Problem: Reproduce, character for character, the entries from their opening line through the line with "import pandas as pd".

=======

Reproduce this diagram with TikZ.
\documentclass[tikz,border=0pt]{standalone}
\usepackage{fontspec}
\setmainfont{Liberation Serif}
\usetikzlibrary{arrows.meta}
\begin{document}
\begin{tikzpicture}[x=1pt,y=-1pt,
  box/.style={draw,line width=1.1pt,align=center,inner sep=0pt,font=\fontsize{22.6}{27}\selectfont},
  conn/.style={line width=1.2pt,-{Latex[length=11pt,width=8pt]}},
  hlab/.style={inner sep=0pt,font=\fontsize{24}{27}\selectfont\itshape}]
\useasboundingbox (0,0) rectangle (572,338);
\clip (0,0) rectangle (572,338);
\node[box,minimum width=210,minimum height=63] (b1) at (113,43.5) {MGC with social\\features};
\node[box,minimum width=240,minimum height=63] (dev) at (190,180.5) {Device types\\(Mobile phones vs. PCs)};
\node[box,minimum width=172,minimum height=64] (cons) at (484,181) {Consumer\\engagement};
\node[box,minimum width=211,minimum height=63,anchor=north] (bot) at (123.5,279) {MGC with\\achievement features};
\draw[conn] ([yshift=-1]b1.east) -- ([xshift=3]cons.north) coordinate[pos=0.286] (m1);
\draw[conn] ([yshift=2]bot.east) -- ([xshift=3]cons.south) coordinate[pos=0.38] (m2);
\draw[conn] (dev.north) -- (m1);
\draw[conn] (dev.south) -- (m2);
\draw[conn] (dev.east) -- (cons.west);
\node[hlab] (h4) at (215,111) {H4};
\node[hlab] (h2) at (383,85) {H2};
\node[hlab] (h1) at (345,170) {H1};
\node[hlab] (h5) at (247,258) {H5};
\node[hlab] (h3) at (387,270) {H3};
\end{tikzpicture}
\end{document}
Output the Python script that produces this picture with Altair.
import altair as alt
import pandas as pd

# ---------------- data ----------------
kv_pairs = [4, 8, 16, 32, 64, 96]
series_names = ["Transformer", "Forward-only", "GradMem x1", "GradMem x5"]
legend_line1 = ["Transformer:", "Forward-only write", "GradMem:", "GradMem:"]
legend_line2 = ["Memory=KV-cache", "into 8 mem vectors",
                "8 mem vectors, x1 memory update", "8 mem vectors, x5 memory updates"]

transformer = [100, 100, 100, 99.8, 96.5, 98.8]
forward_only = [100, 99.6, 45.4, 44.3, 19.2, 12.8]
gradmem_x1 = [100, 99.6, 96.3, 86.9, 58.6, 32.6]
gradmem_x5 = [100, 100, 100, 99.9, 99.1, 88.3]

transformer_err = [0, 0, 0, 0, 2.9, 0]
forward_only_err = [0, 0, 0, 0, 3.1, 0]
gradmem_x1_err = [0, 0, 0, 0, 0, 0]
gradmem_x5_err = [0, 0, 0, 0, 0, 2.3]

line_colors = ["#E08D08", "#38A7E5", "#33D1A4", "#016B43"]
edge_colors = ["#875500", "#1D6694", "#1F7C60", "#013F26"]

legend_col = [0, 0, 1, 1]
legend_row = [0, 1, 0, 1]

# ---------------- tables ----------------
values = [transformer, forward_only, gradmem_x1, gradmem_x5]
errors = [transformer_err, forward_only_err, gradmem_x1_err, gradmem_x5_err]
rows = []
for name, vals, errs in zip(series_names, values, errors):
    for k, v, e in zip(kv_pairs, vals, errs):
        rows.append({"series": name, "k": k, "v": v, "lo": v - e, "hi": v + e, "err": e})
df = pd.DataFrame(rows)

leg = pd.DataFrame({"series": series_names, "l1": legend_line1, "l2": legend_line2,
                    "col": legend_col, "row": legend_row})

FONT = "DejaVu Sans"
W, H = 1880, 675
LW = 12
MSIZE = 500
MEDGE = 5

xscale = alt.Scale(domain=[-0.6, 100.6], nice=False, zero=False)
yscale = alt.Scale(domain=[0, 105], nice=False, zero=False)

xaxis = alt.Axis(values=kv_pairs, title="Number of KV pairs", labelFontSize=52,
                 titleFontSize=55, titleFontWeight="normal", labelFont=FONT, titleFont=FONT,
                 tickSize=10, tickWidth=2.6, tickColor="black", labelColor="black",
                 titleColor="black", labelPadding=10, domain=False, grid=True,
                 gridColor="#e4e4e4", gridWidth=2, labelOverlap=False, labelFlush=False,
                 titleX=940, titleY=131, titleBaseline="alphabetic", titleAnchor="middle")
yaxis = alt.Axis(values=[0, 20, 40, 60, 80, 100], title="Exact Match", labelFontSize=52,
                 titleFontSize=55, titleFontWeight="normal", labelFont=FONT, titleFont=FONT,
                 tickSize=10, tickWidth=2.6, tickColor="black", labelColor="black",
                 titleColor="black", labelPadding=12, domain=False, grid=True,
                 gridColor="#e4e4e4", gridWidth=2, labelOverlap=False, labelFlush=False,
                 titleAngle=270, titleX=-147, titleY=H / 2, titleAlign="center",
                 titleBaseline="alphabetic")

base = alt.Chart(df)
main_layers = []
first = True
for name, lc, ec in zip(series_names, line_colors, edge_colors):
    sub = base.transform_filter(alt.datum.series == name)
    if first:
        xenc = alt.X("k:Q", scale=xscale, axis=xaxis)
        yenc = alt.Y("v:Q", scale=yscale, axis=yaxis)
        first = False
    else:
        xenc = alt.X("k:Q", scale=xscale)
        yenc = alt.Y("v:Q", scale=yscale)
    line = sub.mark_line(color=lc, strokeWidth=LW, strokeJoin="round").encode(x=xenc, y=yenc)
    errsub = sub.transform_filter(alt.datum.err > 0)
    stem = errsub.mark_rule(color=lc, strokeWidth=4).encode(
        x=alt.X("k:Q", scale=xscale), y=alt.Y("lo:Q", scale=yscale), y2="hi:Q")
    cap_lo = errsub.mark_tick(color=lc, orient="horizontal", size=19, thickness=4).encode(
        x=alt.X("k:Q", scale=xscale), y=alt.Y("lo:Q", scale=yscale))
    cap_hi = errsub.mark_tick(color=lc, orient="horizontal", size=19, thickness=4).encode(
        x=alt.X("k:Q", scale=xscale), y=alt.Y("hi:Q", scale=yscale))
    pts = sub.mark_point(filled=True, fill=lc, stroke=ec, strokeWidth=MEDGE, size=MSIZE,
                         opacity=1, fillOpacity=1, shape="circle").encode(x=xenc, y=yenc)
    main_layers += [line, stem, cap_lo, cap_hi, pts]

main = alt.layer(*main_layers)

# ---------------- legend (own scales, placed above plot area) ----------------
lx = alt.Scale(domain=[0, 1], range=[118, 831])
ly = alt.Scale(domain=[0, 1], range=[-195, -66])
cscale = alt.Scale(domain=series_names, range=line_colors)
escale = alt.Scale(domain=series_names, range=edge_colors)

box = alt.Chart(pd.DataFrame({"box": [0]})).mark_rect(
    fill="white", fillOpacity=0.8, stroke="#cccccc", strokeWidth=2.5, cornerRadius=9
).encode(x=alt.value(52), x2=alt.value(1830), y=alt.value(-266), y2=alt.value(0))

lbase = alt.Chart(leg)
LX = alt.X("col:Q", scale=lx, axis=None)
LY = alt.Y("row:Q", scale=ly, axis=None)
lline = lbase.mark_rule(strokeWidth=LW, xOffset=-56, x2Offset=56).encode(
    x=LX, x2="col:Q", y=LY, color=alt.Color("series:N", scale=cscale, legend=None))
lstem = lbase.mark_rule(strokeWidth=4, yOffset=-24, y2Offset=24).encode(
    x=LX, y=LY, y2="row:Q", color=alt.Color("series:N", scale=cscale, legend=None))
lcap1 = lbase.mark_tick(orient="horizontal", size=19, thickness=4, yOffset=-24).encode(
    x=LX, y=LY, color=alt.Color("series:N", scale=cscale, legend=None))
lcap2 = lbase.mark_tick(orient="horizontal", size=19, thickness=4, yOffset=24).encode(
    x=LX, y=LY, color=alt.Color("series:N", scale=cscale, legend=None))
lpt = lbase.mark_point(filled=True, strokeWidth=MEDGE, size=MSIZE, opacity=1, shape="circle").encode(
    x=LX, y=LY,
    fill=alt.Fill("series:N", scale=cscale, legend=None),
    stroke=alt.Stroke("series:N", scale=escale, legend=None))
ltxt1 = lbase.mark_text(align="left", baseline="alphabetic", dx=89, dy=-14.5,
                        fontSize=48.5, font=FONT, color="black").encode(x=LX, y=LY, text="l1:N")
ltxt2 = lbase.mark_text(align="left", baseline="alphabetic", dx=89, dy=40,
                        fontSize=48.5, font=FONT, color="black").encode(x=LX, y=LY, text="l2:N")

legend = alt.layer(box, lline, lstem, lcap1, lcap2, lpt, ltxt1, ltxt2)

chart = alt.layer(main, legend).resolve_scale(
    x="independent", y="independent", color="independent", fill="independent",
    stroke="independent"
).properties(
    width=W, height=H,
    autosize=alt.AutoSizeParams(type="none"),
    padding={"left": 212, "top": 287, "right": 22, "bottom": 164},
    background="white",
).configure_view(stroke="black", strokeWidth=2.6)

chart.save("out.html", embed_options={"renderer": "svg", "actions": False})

=======

Full solution:
Reproduce this diagram with TikZ.
\documentclass[tikz,border=0pt]{standalone}
\usepackage{fontspec}
\setmainfont{Liberation Serif}
\usetikzlibrary{arrows.meta}
\begin{document}
\begin{tikzpicture}[x=1pt,y=-1pt,
  box/.style={draw,line width=1.1pt,align=center,inner sep=0pt,font=\fontsize{22.6}{27}\selectfont},
  conn/.style={line width=1.2pt,-{Latex[length=11pt,width=8pt]}},
  hlab/.style={inner sep=0pt,font=\fontsize{24}{27}\selectfont\itshape}]
\useasboundingbox (0,0) rectangle (572,338);
\clip (0,0) rectangle (572,338);
\node[box,minimum width=210,minimum height=63] (b1) at (113,43.5) {MGC with social\\features};
\node[box,minimum width=240,minimum height=63] (dev) at (190,180.5) {Device types\\(Mobile phones vs. PCs)};
\node[box,minimum width=172,minimum height=64] (cons) at (484,181) {Consumer\\engagement};
\node[box,minimum width=211,minimum height=63,anchor=north] (bot) at (123.5,279) {MGC with\\achievement features};
\draw[conn] ([yshift=-1]b1.east) -- ([xshift=3]cons.north) coordinate[pos=0.286] (m1);
\draw[conn] ([yshift=2]bot.east) -- ([xshift=3]cons.south) coordinate[pos=0.38] (m2);
\draw[conn] (dev.north) -- (m1);
\draw[conn] (dev.south) -- (m2);
\draw[conn] (dev.east) -- (cons.west);
\node[hlab] (h4) at (215,111) {H4};
\node[hlab] (h2) at (383,85) {H2};
\node[hlab] (h1) at (345,170) {H1};
\node[hlab] (h5) at (247,258) {H5};
\node[hlab] (h3) at (387,270) {H3};
\end{tikzpicture}
\end{document}
Output the Python script that produces this picture with Altair.
import altair as alt
import pandas as pd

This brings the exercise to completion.